Your practice has likely relied heavily on the use of postcard reminders over the years, but how effective are they? Perhaps not surprisingly, evidence shows that they aren’t working very well anymore. And what’s worse is that most practices don’t know how to track whether they’re working at all. Why aren’t clients as responsive to this form of recall reminder as they used to be? There are a number of contributing factors to their decline, and below are the top 3 reasons that you should stop wasting your time & money on postcard reminders.
1. You’re getting lost in a sea of junk mail
Anybody else out there sort through their mail every day and, if it’s not an envelope, throw it all immediately into recycling? I doubt I’m the only one who does this. The glory days of postal marketing are over, which is one of the reasons the US Post Office is in the pickle they’re in. They’ve built their castle on direct mail marketing and were slow to adapt to newcomers like FedEx and UPS. While that’s the topic of another post, the underlying reason is highly relevant to our discussion here: smart marketers are realizing that direct mail is extremely expensive, especially compared to digital compliance tools.
If direct mail DID work, why would it be steadily declining for the last 10+ years? We in veterinary medicine should learn a lesson from the experts in other fields and stop kidding ourselves about the effectiveness of postcard reminders.
2. Digital behavior
When I graduated from veterinary school in the mid-nineties, there were a lot fewer channels competing for your clients’ attention. The average American consumer gets hit with 1500 marketing messages every day, and the internet explosion has given creative people new ways, like video, to grab consumers’ attention. Postcards add an extra step (i.e. I have to call to set up the appointment–Amazon doesn’t make me call. Neither does Uber or Cabelas.) and are easy to forget. Emails are better but only if they have the ability to request appointments that don’t require a phone call somewhere in the process.
Convenience is key! Your clients have gone digital and to capture their attention you need to go digital too. Forgetful clients need to be able to schedule those much needed appointments after practice hours, when that “Oh yeah! I forgot that Belle needs a nail trim..and I should probably have that lump checked out” moment happens. For example, in the VitusVet app, the overwhelming majority of appointment requests come through between 8pm and 7am. The busiest time on the app for appointment & refill requests? 5am.
3. Big costs. Low marginal return
To be candid, I am not saying that postcards never work. Clearly they can. There are some clients who get a postcard reminder in the mail and put it up on their refrigerator in order to remind them to make an appointment. But what I am saying is that, from a pure business standpoint, those few poor souls just aren’t worth what most practices are spending to reach them.
The problem is that you’re spending hundreds, even thousands of dollars a month on postcards when many of those people would have come in through some other means.
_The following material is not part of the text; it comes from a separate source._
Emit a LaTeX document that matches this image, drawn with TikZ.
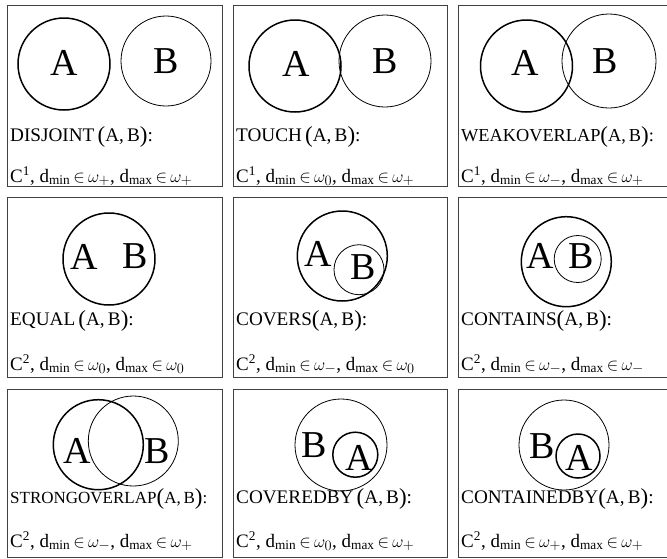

That’s why the key to this reason lies in the phrase “low marginal return.” What do I mean by that? Marginal return is the return you get from postcards that you can’t get from digital means. If a client gets 3 emails and a text and still doesn’t make an appointment, a postcard isn’t going to make a difference, no matter how “well timed” it is. At that point, you either have to call them or hope they come in on their own (or maybe have them picked up by Uber). If you’re sending 1,000 reminders a month, between postage and the actual card itself, you’re talking about at least $1200 on an outdated reminder system. Every month.
Use modern alternatives to quickly solve this problem
It’s no secret that we love smartphones. And that’s not just an American phenomenon—it’s truly global. There are more smartphones than people on the planet, and that’s not likely to change anytime soon. Veterinary practices need to adapt to their clients’ changing communication preferences. They need to evolve their messaging toward wellness (and away from vaccines) and also evolve the very methods they use to reach these clients. Texting is one way to do this, although the FCC has very specific rules about how to do that without running afoul of the law.
Curiously, when people are on their smartphones, they actually spend 70% of their time in apps. To me, this means that the smartphone is the next piece of “real estate” that veterinarians need to occupy. Ten years ago we woke up to the need for a website, and five years ago it was Facebook and other forms of social media. But now in late 2016, what is your mobile strategy? How can you use the power of push notifications to add a significant boost to your reminder compliance? How can you use this powerful medium to help your clients and patients?
Remember, you can force a postcard reminder on your clients, but you can’t force them to download your app. You have to incentivize them to do so which means there has to be more in it for them than there is for you. If your message is, “Download our app because it will make it easier for you to spend money with us!” then you’re going to fail. Give your clients something of value that benefits them MORE than it benefits you, and you can plug the leaks in your compliance funnel. Good luck!